‘Forty May be the New 30, But Our Ovaries Have Not Gotten the Same Makeover’

img_1481Celebrity women like Janet Jackson, Uma Thurman, Nia Long, Kelly Preston  and Laura Linney may have a lot of women into thinking they too can have their first child in their later years.

Celebrities are braving the odds, though people should be cautioned that it is very rare, many older celebrities use expensive medical intervention to deliver their own babies and it’s not as easy as some may think.

According to the Southern California Center for Reproductive Medicine, a woman in her 20s has a 20-25% chance of conceiving naturally per menstrual cycle. In her early 30s, the chance of pregnancy is 15% per cycle. After 35, the odds of pregnancy without medical intervention are at 10%. After 40, that number falls to 5%, and women over 45 have a 1% chance of conception.


“We see celebrities having kids seemingly without any problems and we have no idea what they went through,” Tanya Selvaratham relays in her new book “The Big Lie: Motherhood, Feminism and the Reality of the Biological Clock”. “We see the end result, but not the struggle.”

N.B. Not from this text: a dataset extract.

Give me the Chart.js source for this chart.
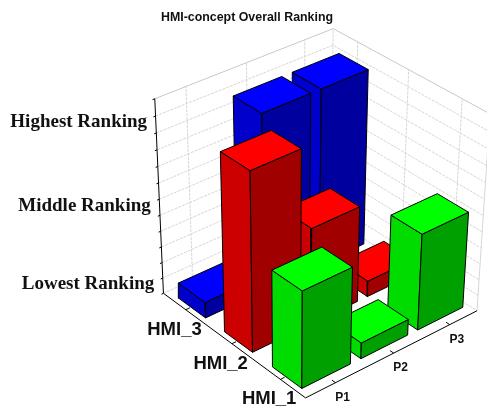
<!DOCTYPE html>
<html><head><meta charset="utf-8">
<style>html,body{margin:0;padding:0;background:#fff}canvas{display:block}</style>
<script src="https://cdn.jsdelivr.net/npm/chart.js@4"></script>
</head><body><canvas id="c" width="487" height="407"></canvas>
<script>
const titleText = 'HMI-concept Overall Ranking';
const participants = ['P1','P2','P3'];
const concepts = ['HMI_1','HMI_2','HMI_3'];
const hmi1 = [2,1,2];
const hmi2 = [3,2,1];
const hmi3 = [1,3,3];
const rankTicks = [1,2,3];
const rankLabels = ['Lowest Ranking','Middle Ranking','Highest Ranking'];
const rankMin = 0.8, rankMax = 3.2, rankStep = 0.2;

const palette = [
 {top:'#00FF00',left:'#00DC00',right:'#00A000'},
 {top:'#FF0000',left:'#CC0000',right:'#A00000'},
 {top:'#0000FF',left:'#0000CC',right:'#00009E'}
];
const HU=0.41, HVF=0.32, HVB=0.27, U0=-0.5,U1=2.5,V0=-0.5,V1=2.5;

// camera calibration: world (cat index u, cat index v, rank w) -> scene position
const calib = [
 [U0,V0,rankMin,306,399],[U1,V0,rankMin,480,312],[U0,V1,rankMin,164,293],
 [U0,V1,rankMax,155,99],[U1,V1,rankMax,336,29],[U1,V0,rankMax,487,114],
 [0,V0,rankMin,335,382],[1,V0,rankMin,395,352],[2,V0,rankMin,452,323],
 [U0,0,rankMin,278,381],[U0,1,rankMin,231,346],[U0,2,rankMin,184,310],
 [-HU,-HVF,rankMin,303,388],[-HU,-HVF,2,302,291],[HU,-HVF,rankMin,351,365],
 [-HU,HVB,2,272,270],[-HU,HVB,rankMin,273,367],[HU,HVB,2,320,247],[HU,-HVF,2,351,267],
 [-HU,1-HVF,3,250,171],[-HU,1-HVF,rankMin,253,352],
 [-HU,1+HVB,3,220,152],[HU,1+HVB,3,270,132],[HU,1-HVF,3,300,150],
 [1-HU,2+HVB,3,233,96],[1+HU,2+HVB,3,282,76],[1+HU,2-HVF,3,311,93],[1-HU,2-HVF,3,262,113],
 [2+HU,2-HVF,3,369,69],[2+HU,2+HVB,3,340,53],[2-HU,2-HVF,3,323,88],[2-HU,2+HVB,3,293,72],
 [2-HU,-HVF,rankMin,421,328],[2+HU,-HVF,rankMin,465,307],[2-HU,HVB,rankMin,391,307],
 [2-HU,HVB,2,392,215],[2-HU,-HVF,2,423,233],[2+HU,-HVF,2,468,212],[2+HU,HVB,2,438,193],
 [1+HU,1+HVB,2,330,188],[1+HU,1-HVF,2,360,207],
 [2-HU,1-HVF,1,370,279],[2-HU,1-HVF,rankMin,370,295],[2+HU,1-HVF,1,391,270],[2+HU,1+HVB,1,386,241],
 [-HU,2+HVB,1,178,282],[-HU,2-HVF,1,206,301]
];
function solveCamera(pts){
 const n=11,A=Array.from({length:n},()=>Array(n+1).fill(0));
 const add=(r,b)=>{for(let i=0;i<n;i++){for(let j=0;j<n;j++)A[i][j]+=r[i]*r[j];A[i][n]+=r[i]*b;}};
 for(const [X,Y,Z,x,y] of pts){
  add([X,Y,Z,1,0,0,0,0,-x*X,-x*Y,-x*Z],x);
  add([0,0,0,0,X,Y,Z,1,-y*X,-y*Y,-y*Z],y);
 }
 for(let i=0;i<n;i++){
  let p=i;for(let k=i+1;k<n;k++)if(Math.abs(A[k][i])>Math.abs(A[p][i]))p=k;
  [A[i],A[p]]=[A[p],A[i]];
  for(let k=0;k<n;k++){if(k===i)continue;const f=A[k][i]/A[i][i];for(let j=i;j<=n;j++)A[k][j]-=f*A[i][j];}
 }
 return A.map((r,i)=>r[n]/r[i]);
}
const P=solveCamera(calib);
function project(u,v,w){
 const d=P[8]*u+P[9]*v+P[10]*w+1;
 return {x:(P[0]*u+P[1]*v+P[2]*w+P[3])/d,y:(P[4]*u+P[5]*v+P[6]*w+P[7])/d};
}
const path=pts=>pts.map(p=>project(...p));
const datasets=[];
function line(pts,color,width,dash){
 datasets.push({type:'line',data:path(pts),borderColor:color,borderWidth:width,borderDash:dash||[],
  pointRadius:0,fill:false,tension:0,clip:false});
}
function face(pts,color,label){
 const c=pts.concat([pts[0]]);
 datasets.push({type:'line',label,data:path(c),borderColor:'#000',borderWidth:1,backgroundColor:color,
  pointRadius:0,fill:'shape',tension:0,clip:false,borderJoinStyle:'miter'});
}
// walls
const gridCol='#D6D6D6',gridDash=[3,1];
const nTicks=Math.round((rankMax-rankMin)/rankStep);
for(let i=0;i<nTicks;i++){
 const w=rankMin+i*rankStep;
 line([[U0,V1,w],[U1,V1,w],[U1,V0,w]],gridCol,1,gridDash);
}
for(let i=0;i<3;i++){
 line([[i,V1,rankMin],[i,V1,rankMax]],gridCol,1,gridDash);
 line([[U1,i,rankMin],[U1,i,rankMax]],gridCol,1,gridDash);
}
line([[U1,V1,rankMin],[U1,V1,rankMax]],gridCol,1,gridDash);
line([[U1,V0,rankMin],[U1,V0,rankMax]],gridCol,1);
line([[U0,V1,rankMax],[U1,V1,rankMax],[U1,V0,rankMax]],'#C8C8C8',1);
// axes
line([[U0,V1,rankMin],[U0,V1,rankMax]],'#000',1);
line([[U0,V1,rankMin],[U0,V0,rankMin],[U1,V0,rankMin]],'#000',1);
for(let i=0;i<=nTicks;i++){const w=rankMin+i*rankStep;line([[U0,V1,w],[U0-0.035,V1,w]],'#000',1);}
for(let i=0;i<3;i++){
 line([[i,V0,rankMin],[i,V0+0.07,rankMin]],'#000',1);
 line([[U0,i,rankMin],[U0+0.07,i,rankMin]],'#000',1);
}
// bars, back to front
const series=[hmi1,hmi2,hmi3];
const cells=[];
series.forEach((vals,v)=>vals.forEach((val,u)=>cells.push({u,v,val})));
cells.sort((a,b)=>(b.u+b.v)-(a.u+a.v)||(b.v-a.v));
for(const {u,v,val} of cells){
 const c=palette[v],a=u-HU,b=u+HU,f=v-HVF,g=v+HVB,z=rankMin;
 face([[a,f,z],[a,g,z],[a,g,val],[a,f,val]],c.left,concepts[v]+' '+participants[u]);
 face([[a,f,z],[b,f,z],[b,f,val],[a,f,val]],c.right,concepts[v]+' '+participants[u]);
 face([[a,f,val],[b,f,val],[b,g,val],[a,g,val]],c.top,concepts[v]+' '+participants[u]);
}
// Chart.js draws the first dataset on top, so give increasing paint order explicitly
datasets.forEach((d,i)=>{d.order=datasets.length-i;});

const PAD_LEFT=7, TITLE_BOX=35;
const labelsPlugin={id:'axisLabels',afterDatasetsDraw(chart){
 const {ctx,scales:{x,y}}=chart;
 const put=(t,p,dx,dy,font,align)=>{
  ctx.font=font;ctx.fillStyle='#111';ctx.textAlign=align;ctx.textBaseline='middle';
  ctx.fillText(t,x.getPixelForValue(p.x)+dx,y.getPixelForValue(p.y)+dy);
 };
 ctx.save();
 rankTicks.forEach((w,i)=>put(rankLabels[i],project(U0,V1,w),-8.5,6.5,'bold 19px "Liberation Serif"','right'));
 concepts.forEach((t,i)=>put(t,project(U0,i,rankMin),16,20,'bold 18.5px "Liberation Sans"','right'));
 participants.forEach((t,i)=>put(t,project(i,V0,rankMin),7,15,'bold 12px "Liberation Sans"','center'));
 ctx.restore();
}};
new Chart(document.getElementById('c'),{
 type:'scatter',
 data:{datasets},
 plugins:[labelsPlugin],
 options:{responsive:false,animation:false,
  layout:{padding:{left:PAD_LEFT}},
  plugins:{legend:{display:false},tooltip:{enabled:false},
   title:{display:true,text:titleText,color:'#111',font:{family:'"Liberation Sans"',size:12.4,weight:'bold',lineHeight:1.2},padding:{top:10.5,bottom:9.62}}},
  scales:{x:{type:'linear',display:false,min:PAD_LEFT,max:487},
          y:{type:'linear',display:false,min:TITLE_BOX,max:407,reverse:true}}}
});
</script></body></html>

Forty may be the new 30, but our ovaries have not gotten the same makeover, columnist Wendy Sachs notes in an opinion piece about the advent of older celeb moms. Even with all the advances in reproductive technology, our eggs have a finite shelf life and the odds of having a child over 40 years old are shockingly slim.
A lot of women who delay starting a family unwittingly fall into the new statistic which states that the number of childless women in the United States today is growing.
About 18% of women in the United States don’t have children by the end of their childbearing years, according to a Pew study conducted in 2008,. In 2008, there were 1.9 million childless women between 40 and 44, compared with 580,000 in 1976.